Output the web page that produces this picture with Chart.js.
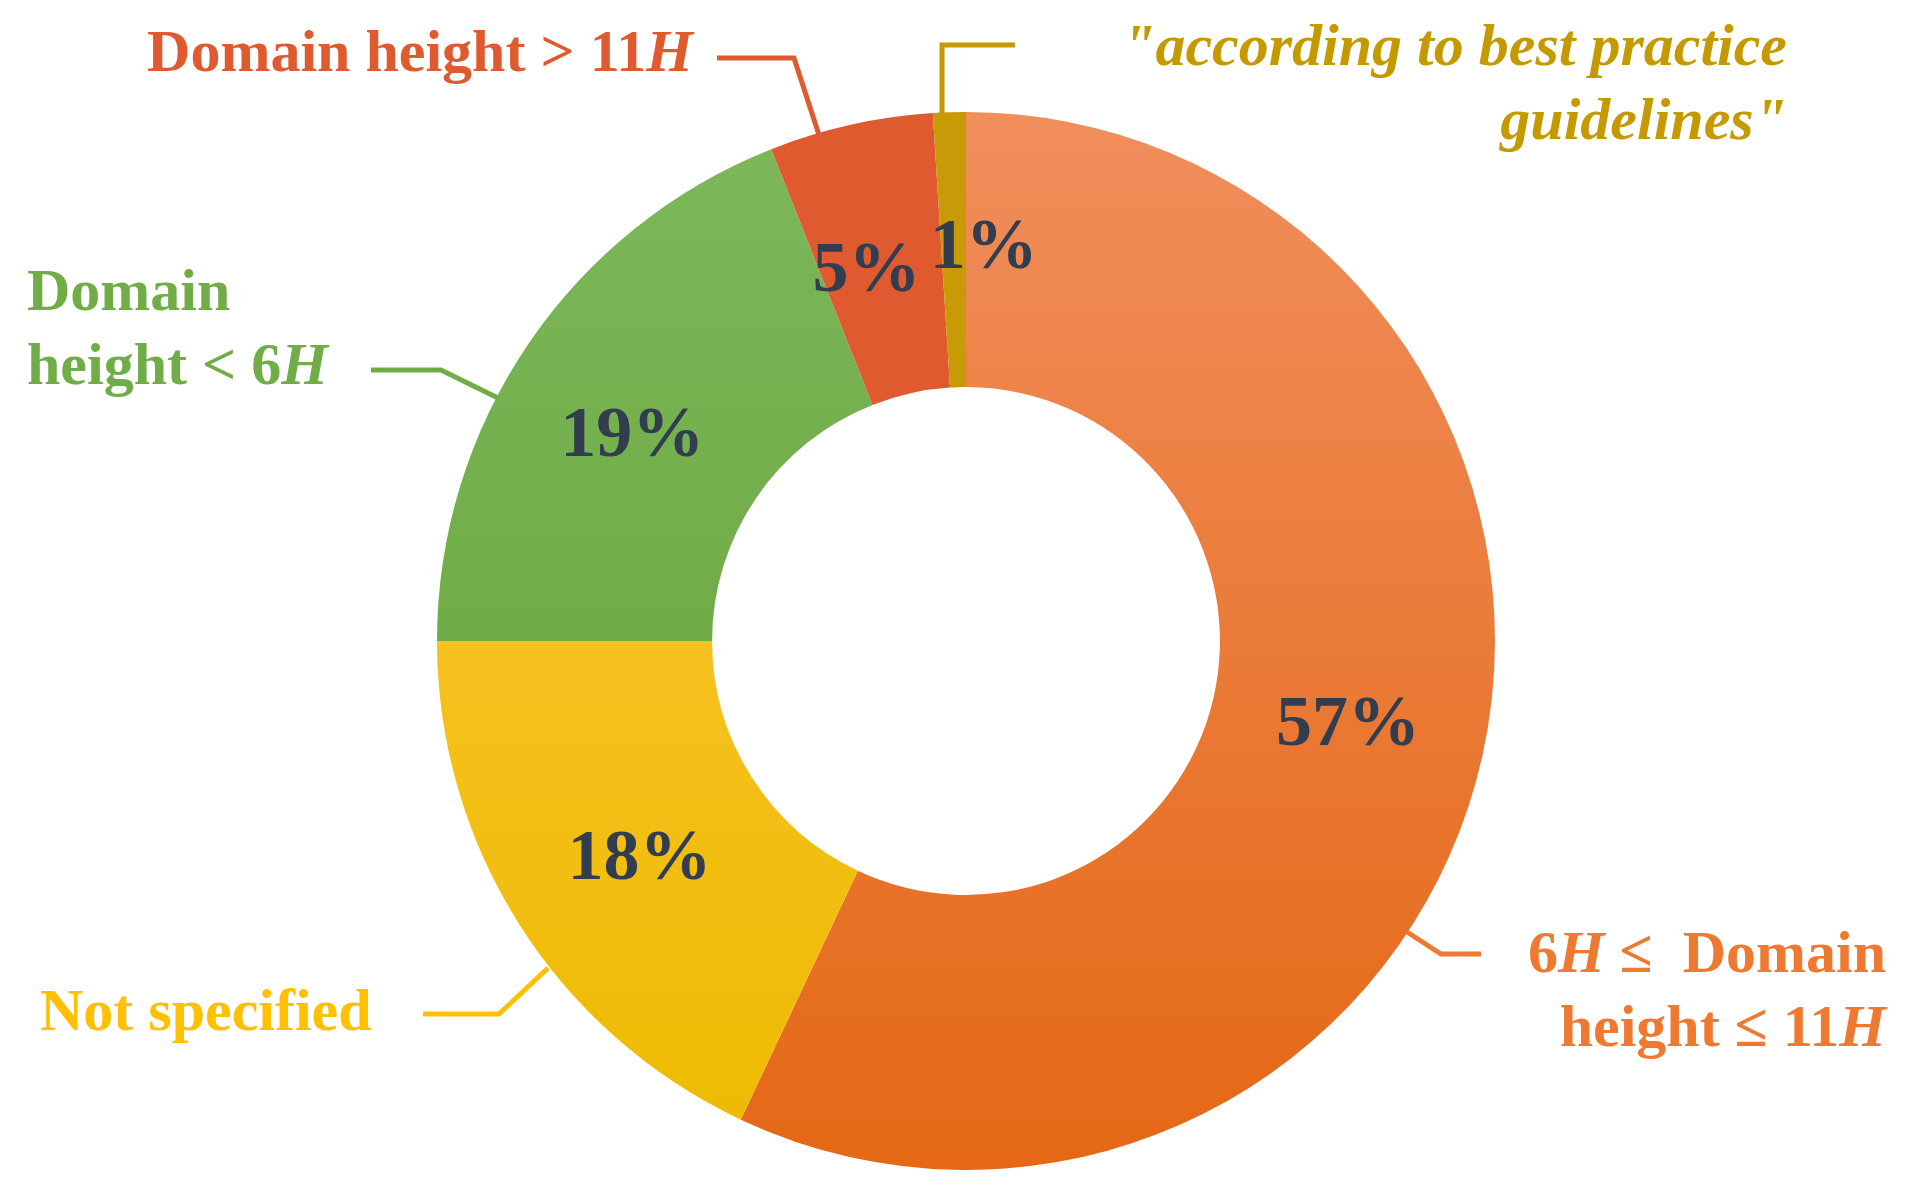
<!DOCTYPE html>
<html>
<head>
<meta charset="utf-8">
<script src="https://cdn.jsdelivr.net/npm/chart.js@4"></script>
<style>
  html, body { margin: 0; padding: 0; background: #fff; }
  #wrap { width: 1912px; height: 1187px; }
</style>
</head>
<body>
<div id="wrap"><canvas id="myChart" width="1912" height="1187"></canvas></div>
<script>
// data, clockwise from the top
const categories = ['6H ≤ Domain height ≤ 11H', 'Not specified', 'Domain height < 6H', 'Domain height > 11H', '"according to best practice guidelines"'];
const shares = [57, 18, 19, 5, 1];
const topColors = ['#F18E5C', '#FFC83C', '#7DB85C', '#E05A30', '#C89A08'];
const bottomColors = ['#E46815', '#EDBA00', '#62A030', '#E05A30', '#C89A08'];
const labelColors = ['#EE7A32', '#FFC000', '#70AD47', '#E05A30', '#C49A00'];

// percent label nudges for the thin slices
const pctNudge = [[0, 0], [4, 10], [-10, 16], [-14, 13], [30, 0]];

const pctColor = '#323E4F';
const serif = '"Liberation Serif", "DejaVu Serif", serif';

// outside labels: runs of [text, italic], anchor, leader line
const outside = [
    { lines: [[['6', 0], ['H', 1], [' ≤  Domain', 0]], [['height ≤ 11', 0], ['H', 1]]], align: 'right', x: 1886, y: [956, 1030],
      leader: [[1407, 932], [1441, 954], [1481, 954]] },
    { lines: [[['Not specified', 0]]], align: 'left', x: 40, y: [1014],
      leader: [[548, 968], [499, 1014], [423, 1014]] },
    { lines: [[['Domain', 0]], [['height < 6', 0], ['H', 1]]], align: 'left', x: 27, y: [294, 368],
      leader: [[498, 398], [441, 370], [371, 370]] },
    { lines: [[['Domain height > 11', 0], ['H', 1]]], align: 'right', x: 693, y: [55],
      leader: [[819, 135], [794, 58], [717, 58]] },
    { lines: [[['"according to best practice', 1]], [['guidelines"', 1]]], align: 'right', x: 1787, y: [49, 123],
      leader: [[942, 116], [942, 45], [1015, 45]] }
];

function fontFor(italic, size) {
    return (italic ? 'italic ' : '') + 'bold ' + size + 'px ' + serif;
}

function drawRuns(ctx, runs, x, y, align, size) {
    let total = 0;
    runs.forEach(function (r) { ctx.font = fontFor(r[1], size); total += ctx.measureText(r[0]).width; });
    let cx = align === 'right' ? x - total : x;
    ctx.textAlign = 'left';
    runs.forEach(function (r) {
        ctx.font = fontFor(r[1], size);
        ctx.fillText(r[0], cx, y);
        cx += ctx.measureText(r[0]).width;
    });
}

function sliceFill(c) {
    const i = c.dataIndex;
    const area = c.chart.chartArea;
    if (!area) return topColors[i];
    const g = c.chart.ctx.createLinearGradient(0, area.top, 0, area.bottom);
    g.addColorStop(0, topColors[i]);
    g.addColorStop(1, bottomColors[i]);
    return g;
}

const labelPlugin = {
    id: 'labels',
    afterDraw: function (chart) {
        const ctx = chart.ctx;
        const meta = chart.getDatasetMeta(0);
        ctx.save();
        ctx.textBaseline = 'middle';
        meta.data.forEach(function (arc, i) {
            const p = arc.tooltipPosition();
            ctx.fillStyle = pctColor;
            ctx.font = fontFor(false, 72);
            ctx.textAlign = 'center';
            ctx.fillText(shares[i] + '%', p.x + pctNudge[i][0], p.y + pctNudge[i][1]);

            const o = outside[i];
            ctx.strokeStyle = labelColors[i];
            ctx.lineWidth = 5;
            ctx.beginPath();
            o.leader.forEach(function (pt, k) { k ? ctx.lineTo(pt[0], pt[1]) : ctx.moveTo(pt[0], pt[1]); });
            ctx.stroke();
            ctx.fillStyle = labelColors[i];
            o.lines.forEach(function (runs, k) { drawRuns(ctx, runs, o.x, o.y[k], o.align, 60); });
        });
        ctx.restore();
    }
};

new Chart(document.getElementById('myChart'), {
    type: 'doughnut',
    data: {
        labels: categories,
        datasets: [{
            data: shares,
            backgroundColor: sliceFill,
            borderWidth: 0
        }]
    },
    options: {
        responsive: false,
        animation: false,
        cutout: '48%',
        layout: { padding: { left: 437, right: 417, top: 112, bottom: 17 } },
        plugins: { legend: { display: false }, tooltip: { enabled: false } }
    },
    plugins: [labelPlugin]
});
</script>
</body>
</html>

+++

_Exercise instructions:_ Write out the material above once more, exactly as it reads, with no pictures.

_Task output:_
Output the web page that produces this picture with Chart.js.
<!DOCTYPE html>
<html>
<head>
<meta charset="utf-8">
<script src="https://cdn.jsdelivr.net/npm/chart.js@4"></script>
<style>
  html, body { margin: 0; padding: 0; background: #fff; }
  #wrap { width: 1912px; height: 1187px; }
</style>
</head>
<body>
<div id="wrap"><canvas id="myChart" width="1912" height="1187"></canvas></div>
<script>
// data, clockwise from the top
const categories = ['6H ≤ Domain height ≤ 11H', 'Not specified', 'Domain height < 6H', 'Domain height > 11H', '"according to best practice guidelines"'];
const shares = [57, 18, 19, 5, 1];
const topColors = ['#F18E5C', '#FFC83C', '#7DB85C', '#E05A30', '#C89A08'];
const bottomColors = ['#E46815', '#EDBA00', '#62A030', '#E05A30', '#C89A08'];
const labelColors = ['#EE7A32', '#FFC000', '#70AD47', '#E05A30', '#C49A00'];

// percent label nudges for the thin slices
const pctNudge = [[0, 0], [4, 10], [-10, 16], [-14, 13], [30, 0]];

const pctColor = '#323E4F';
const serif = '"Liberation Serif", "DejaVu Serif", serif';

// outside labels: runs of [text, italic], anchor, leader line
const outside = [
    { lines: [[['6', 0], ['H', 1], [' ≤  Domain', 0]], [['height ≤ 11', 0], ['H', 1]]], align: 'right', x: 1886, y: [956, 1030],
      leader: [[1407, 932], [1441, 954], [1481, 954]] },
    { lines: [[['Not specified', 0]]], align: 'left', x: 40, y: [1014],
      leader: [[548, 968], [499, 1014], [423, 1014]] },
    { lines: [[['Domain', 0]], [['height < 6', 0], ['H', 1]]], align: 'left', x: 27, y: [294, 368],
      leader: [[498, 398], [441, 370], [371, 370]] },
    { lines: [[['Domain height > 11', 0], ['H', 1]]], align: 'right', x: 693, y: [55],
      leader: [[819, 135], [794, 58], [717, 58]] },
    { lines: [[['"according to best practice', 1]], [['guidelines"', 1]]], align: 'right', x: 1787, y: [49, 123],
      leader: [[942, 116], [942, 45], [1015, 45]] }
];

function fontFor(italic, size) {
    return (italic ? 'italic ' : '') + 'bold ' + size + 'px ' + serif;
}

function drawRuns(ctx, runs, x, y, align, size) {
    let total = 0;
    runs.forEach(function (r) { ctx.font = fontFor(r[1], size); total += ctx.measureText(r[0]).width; });
    let cx = align === 'right' ? x - total : x;
    ctx.textAlign = 'left';
    runs.forEach(function (r) {
        ctx.font = fontFor(r[1], size);
        ctx.fillText(r[0], cx, y);
        cx += ctx.measureText(r[0]).width;
    });
}

function sliceFill(c) {
    const i = c.dataIndex;
    const area = c.chart.chartArea;
    if (!area) return topColors[i];
    const g = c.chart.ctx.createLinearGradient(0, area.top, 0, area.bottom);
    g.addColorStop(0, topColors[i]);
    g.addColorStop(1, bottomColors[i]);
    return g;
}

const labelPlugin = {
    id: 'labels',
    afterDraw: function (chart) {
        const ctx = chart.ctx;
        const meta = chart.getDatasetMeta(0);
        ctx.save();
        ctx.textBaseline = 'middle';
        meta.data.forEach(function (arc, i) {
            const p = arc.tooltipPosition();
            ctx.fillStyle = pctColor;
            ctx.font = fontFor(false, 72);
            ctx.textAlign = 'center';
            ctx.fillText(shares[i] + '%', p.x + pctNudge[i][0], p.y + pctNudge[i][1]);

            const o = outside[i];
            ctx.strokeStyle = labelColors[i];
            ctx.lineWidth = 5;
            ctx.beginPath();
            o.leader.forEach(function (pt, k) { k ? ctx.lineTo(pt[0], pt[1]) : ctx.moveTo(pt[0], pt[1]); });
            ctx.stroke();
            ctx.fillStyle = labelColors[i];
            o.lines.forEach(function (runs, k) { drawRuns(ctx, runs, o.x, o.y[k], o.align, 60); });
        });
        ctx.restore();
    }
};

new Chart(document.getElementById('myChart'), {
    type: 'doughnut',
    data: {
        labels: categories,
        datasets: [{
            data: shares,
            backgroundColor: sliceFill,
            borderWidth: 0
        }]
    },
    options: {
        responsive: false,
        animation: false,
        cutout: '48%',
        layout: { padding: { left: 437, right: 417, top: 112, bottom: 17 } },
        plugins: { legend: { display: false }, tooltip: { enabled: false } }
    },
    plugins: [labelPlugin]
});
</script>
</body>
</html>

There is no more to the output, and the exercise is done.